- _WHAT TO DO_
Among the entries that follow, locate the line with "Convert this chart" and the line with "from matplotlib.ticker import". Output those lines and all lines in between, exactly, minus the pictures.

- _RECORDS_
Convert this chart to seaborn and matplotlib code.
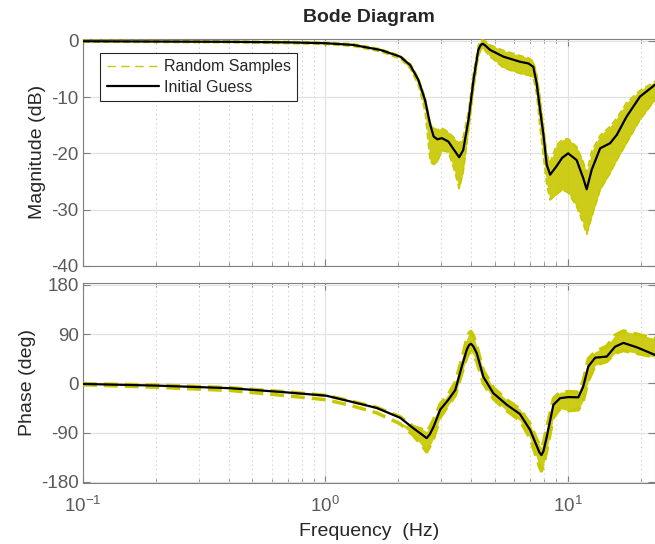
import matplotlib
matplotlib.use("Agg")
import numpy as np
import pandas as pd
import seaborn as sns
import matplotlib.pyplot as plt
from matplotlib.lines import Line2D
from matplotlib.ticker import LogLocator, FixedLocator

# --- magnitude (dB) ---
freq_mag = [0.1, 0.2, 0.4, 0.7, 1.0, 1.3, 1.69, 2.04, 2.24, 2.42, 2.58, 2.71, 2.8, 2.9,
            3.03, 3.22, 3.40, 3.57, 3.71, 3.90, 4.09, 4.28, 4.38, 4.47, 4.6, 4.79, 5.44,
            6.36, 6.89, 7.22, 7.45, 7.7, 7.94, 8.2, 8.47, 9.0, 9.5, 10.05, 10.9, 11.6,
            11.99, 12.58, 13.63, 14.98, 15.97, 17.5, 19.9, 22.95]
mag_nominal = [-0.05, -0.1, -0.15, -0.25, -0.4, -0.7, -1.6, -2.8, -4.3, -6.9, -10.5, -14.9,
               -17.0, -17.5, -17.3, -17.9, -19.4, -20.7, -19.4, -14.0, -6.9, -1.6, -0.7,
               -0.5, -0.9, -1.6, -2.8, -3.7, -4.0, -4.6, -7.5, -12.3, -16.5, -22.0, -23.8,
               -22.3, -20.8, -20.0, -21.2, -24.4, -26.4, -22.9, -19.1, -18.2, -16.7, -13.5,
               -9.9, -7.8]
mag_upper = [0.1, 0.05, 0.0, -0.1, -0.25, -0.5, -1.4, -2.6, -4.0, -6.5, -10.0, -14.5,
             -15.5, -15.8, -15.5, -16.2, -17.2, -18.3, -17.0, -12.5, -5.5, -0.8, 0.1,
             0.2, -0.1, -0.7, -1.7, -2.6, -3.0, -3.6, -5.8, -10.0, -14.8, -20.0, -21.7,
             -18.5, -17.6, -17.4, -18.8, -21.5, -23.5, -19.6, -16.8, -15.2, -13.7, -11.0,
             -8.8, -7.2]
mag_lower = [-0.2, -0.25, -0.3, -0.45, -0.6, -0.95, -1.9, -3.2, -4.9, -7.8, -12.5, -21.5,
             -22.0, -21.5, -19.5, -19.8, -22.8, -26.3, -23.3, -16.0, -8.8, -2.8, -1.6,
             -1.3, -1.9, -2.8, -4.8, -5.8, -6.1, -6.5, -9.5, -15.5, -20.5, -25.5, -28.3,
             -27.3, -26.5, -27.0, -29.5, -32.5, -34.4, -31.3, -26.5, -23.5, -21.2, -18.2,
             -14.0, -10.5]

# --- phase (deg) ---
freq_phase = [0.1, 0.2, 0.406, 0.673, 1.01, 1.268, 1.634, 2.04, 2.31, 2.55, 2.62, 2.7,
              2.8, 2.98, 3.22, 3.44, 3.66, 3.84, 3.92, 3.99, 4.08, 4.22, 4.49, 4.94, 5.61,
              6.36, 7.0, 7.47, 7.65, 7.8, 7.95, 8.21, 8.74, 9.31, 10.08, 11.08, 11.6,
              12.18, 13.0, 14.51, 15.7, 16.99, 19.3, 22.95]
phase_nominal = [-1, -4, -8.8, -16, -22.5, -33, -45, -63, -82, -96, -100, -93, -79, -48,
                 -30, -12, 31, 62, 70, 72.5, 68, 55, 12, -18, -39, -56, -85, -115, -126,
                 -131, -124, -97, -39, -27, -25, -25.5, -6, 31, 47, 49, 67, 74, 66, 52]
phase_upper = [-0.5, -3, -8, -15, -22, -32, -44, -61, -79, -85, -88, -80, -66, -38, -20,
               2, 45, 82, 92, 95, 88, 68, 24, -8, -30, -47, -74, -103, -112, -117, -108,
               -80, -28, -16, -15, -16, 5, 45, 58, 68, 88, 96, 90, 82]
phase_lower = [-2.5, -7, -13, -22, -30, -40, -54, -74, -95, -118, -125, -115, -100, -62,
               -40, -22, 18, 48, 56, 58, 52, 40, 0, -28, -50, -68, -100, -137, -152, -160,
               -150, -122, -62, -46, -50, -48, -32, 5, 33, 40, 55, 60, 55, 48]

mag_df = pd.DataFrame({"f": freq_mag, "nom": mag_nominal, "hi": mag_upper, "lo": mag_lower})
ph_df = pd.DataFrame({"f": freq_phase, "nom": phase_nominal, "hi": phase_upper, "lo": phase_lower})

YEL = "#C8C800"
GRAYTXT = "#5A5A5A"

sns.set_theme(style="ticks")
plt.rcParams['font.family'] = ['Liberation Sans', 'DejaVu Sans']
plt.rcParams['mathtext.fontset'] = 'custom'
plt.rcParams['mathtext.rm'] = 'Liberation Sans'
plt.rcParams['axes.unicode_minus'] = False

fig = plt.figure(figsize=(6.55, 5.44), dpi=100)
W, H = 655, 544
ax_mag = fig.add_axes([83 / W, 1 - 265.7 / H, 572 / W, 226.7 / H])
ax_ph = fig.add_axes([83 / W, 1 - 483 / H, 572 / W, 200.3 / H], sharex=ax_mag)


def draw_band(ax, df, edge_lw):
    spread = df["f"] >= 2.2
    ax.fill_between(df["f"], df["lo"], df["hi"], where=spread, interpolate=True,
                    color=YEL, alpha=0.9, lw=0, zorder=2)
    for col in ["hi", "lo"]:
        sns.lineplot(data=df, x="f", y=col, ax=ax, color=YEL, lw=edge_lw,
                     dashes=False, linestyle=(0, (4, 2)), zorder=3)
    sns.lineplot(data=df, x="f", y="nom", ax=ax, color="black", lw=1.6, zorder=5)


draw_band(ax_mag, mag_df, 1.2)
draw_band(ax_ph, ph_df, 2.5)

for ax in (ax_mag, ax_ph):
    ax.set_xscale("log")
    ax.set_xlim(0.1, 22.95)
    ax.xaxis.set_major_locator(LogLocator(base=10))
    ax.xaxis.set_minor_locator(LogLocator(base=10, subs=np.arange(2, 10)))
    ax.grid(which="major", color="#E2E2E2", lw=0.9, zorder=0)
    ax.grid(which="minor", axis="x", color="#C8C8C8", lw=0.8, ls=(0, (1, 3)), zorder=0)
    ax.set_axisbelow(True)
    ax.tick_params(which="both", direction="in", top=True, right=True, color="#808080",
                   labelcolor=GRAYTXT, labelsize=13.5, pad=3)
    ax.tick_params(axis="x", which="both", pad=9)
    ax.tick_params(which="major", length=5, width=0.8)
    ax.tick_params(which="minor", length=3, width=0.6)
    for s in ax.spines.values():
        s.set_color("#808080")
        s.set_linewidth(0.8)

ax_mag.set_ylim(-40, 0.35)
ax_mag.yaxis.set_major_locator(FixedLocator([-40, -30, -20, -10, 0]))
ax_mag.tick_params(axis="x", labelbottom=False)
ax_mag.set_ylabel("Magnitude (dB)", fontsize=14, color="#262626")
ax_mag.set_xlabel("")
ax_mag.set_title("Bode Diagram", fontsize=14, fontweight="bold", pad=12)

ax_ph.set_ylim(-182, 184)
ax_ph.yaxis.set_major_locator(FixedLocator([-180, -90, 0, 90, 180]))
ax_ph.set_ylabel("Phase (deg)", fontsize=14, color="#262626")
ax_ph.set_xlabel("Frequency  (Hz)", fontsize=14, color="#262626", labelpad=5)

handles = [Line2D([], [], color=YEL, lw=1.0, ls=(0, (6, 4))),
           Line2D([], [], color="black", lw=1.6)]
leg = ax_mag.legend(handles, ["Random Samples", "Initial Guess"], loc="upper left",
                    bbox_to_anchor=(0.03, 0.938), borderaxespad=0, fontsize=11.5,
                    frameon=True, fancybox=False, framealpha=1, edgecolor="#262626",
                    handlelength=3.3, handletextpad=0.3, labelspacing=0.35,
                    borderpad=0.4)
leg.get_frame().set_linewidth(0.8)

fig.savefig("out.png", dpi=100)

* * *

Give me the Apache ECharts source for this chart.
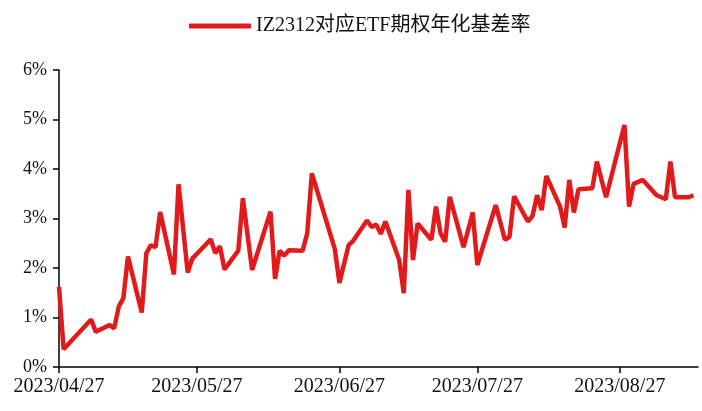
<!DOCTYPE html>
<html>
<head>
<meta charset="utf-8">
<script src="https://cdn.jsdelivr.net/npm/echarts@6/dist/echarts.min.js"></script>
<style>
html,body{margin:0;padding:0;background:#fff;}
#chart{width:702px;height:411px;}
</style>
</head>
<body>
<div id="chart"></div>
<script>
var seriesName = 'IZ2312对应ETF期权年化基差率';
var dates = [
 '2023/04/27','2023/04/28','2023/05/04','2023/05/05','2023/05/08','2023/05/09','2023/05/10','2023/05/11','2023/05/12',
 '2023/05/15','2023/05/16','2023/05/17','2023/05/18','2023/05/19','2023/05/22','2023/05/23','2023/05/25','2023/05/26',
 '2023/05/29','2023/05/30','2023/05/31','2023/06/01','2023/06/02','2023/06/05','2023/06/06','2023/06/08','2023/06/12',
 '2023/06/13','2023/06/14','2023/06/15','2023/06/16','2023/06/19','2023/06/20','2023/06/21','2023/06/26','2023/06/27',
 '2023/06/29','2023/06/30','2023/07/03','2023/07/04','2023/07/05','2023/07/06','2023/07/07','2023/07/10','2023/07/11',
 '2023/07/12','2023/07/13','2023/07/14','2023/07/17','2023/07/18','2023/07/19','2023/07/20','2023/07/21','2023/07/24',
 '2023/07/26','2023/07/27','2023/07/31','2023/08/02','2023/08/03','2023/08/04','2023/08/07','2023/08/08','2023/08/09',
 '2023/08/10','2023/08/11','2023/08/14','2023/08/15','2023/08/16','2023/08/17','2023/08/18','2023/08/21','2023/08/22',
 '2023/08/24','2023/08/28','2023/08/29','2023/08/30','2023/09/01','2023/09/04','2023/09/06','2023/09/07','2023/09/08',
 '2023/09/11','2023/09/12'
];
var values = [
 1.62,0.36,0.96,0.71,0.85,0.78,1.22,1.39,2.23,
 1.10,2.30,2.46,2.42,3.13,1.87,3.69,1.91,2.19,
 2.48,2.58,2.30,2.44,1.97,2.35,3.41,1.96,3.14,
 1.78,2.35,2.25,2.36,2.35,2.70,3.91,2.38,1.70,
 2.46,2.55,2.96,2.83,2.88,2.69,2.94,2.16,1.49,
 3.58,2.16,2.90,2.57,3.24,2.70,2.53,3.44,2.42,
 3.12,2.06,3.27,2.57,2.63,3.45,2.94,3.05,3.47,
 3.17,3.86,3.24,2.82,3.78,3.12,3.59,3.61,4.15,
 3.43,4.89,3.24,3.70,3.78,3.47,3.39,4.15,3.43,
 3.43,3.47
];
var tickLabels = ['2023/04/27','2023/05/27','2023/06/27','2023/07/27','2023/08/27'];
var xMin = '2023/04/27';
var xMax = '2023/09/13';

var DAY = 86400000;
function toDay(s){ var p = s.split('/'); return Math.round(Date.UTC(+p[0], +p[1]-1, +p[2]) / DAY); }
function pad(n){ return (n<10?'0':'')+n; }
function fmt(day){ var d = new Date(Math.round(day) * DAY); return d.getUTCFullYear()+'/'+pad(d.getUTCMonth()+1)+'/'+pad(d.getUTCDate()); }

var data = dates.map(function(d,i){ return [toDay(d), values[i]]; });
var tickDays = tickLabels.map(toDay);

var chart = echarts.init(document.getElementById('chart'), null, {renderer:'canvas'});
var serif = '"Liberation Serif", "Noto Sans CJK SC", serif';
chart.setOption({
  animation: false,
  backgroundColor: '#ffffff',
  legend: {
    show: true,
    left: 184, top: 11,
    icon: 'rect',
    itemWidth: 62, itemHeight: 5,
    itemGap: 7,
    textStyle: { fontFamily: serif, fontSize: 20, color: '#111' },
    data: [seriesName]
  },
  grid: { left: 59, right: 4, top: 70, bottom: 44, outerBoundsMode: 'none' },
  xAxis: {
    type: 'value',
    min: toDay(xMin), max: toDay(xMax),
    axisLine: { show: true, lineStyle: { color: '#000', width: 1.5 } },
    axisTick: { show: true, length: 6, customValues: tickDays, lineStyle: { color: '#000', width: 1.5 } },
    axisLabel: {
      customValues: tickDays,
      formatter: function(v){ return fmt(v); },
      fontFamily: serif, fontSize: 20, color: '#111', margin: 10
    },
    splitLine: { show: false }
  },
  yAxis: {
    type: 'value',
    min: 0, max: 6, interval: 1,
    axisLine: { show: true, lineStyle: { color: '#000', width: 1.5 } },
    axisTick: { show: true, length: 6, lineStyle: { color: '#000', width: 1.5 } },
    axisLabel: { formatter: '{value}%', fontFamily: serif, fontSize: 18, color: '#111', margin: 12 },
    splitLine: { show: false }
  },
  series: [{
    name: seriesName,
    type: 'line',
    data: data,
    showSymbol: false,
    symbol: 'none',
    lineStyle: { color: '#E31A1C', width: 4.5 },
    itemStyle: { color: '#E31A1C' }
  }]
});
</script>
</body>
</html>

---

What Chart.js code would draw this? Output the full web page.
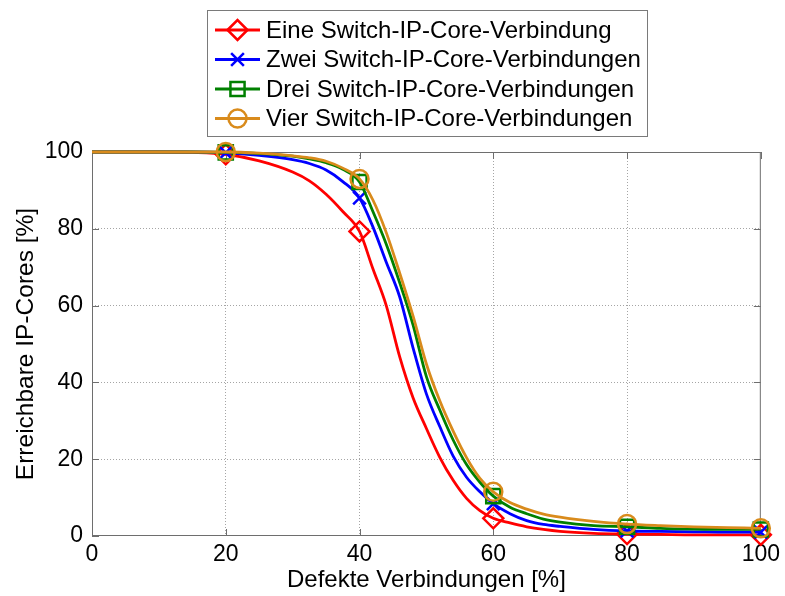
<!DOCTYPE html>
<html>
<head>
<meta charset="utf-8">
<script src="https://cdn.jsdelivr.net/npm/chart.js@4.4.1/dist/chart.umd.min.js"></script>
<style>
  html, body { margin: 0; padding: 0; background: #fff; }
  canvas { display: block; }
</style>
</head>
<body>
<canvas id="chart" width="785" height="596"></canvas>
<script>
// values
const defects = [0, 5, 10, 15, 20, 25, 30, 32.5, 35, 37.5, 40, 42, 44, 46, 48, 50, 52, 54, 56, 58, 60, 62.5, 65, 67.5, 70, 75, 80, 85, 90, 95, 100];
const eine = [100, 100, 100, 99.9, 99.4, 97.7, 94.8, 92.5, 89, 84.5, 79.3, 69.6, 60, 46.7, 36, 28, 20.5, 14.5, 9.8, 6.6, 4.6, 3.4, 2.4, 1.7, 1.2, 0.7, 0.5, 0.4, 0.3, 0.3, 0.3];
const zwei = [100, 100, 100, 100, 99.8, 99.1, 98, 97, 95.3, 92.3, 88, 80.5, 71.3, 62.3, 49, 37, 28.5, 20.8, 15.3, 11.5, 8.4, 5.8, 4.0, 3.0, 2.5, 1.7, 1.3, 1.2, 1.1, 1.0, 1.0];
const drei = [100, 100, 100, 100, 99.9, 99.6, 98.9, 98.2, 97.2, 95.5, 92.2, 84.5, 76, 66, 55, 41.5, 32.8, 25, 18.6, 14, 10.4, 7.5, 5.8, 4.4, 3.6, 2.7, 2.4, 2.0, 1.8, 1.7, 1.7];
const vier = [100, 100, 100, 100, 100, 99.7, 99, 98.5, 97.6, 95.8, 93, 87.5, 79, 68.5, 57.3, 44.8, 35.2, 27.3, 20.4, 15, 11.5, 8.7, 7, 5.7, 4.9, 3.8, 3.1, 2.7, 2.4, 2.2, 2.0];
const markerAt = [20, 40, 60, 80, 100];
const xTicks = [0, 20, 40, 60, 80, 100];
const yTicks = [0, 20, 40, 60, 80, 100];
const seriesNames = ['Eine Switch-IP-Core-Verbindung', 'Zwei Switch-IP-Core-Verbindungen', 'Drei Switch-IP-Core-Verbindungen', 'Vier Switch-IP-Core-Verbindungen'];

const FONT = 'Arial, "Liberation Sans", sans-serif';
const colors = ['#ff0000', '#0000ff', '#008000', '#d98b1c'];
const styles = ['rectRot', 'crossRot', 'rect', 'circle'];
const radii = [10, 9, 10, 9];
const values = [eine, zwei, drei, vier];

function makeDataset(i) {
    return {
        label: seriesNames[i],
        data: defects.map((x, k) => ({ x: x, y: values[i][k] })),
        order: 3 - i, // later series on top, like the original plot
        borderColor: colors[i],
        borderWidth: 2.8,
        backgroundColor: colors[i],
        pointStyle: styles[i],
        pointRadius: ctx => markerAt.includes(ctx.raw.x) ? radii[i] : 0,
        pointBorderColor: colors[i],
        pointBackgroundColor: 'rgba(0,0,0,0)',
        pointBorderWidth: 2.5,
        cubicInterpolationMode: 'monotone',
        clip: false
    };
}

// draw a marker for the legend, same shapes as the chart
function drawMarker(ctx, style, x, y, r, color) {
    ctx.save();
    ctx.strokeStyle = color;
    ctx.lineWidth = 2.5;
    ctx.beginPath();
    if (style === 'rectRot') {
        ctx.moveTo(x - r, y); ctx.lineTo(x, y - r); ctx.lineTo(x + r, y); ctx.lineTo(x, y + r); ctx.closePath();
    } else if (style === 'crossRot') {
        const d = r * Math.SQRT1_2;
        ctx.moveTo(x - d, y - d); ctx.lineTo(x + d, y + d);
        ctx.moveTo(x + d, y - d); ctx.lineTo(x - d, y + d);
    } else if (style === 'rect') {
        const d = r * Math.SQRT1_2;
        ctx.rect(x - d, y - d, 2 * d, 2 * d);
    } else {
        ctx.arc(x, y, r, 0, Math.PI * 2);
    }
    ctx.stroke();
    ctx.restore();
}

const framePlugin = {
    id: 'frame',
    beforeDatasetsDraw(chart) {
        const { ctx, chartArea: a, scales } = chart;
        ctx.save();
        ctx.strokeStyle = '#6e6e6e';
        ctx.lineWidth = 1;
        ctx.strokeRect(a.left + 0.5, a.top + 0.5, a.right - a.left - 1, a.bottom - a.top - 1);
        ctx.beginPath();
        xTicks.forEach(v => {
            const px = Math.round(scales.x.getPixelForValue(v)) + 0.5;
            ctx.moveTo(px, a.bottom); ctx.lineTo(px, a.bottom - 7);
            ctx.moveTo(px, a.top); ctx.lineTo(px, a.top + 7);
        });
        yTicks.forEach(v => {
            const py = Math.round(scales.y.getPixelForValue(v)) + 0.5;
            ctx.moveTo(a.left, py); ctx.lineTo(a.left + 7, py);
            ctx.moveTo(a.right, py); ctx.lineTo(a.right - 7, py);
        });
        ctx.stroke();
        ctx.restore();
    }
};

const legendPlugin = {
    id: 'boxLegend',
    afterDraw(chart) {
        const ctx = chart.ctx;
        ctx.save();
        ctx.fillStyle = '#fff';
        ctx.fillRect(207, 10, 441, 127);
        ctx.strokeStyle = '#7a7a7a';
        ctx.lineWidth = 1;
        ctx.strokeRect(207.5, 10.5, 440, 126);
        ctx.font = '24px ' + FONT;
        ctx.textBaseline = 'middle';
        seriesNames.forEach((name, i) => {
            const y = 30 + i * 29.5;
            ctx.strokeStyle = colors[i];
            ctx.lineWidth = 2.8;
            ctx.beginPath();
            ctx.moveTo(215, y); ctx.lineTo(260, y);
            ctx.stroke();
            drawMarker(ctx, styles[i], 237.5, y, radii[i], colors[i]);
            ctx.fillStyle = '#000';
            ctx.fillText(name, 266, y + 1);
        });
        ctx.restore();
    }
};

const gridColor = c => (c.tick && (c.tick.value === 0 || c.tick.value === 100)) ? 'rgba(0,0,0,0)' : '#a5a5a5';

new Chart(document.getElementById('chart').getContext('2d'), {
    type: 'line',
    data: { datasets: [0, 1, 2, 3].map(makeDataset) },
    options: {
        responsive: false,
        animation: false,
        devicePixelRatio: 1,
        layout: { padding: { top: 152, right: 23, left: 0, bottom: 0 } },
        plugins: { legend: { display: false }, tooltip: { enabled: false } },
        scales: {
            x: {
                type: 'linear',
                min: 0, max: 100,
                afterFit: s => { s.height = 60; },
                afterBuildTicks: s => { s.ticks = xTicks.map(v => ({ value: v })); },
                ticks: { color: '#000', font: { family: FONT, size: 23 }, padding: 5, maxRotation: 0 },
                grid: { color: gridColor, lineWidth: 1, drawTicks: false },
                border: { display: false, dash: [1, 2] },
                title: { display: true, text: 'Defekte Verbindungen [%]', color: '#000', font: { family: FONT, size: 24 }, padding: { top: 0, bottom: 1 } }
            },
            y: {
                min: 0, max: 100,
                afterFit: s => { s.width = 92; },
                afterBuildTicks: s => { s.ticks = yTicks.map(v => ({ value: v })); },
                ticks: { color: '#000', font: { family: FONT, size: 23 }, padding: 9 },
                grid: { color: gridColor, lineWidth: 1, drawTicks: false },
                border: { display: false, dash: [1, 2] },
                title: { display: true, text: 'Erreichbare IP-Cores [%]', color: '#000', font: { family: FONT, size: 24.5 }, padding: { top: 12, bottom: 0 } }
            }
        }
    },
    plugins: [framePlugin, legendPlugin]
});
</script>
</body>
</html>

- _THE OUTPUT_
Convert this chart to seaborn and matplotlib code.
import matplotlib
matplotlib.use("Agg")
import numpy as np
import pandas as pd
import seaborn as sns
import matplotlib.pyplot as plt
from matplotlib.lines import Line2D
from matplotlib.ticker import LogLocator, FixedLocator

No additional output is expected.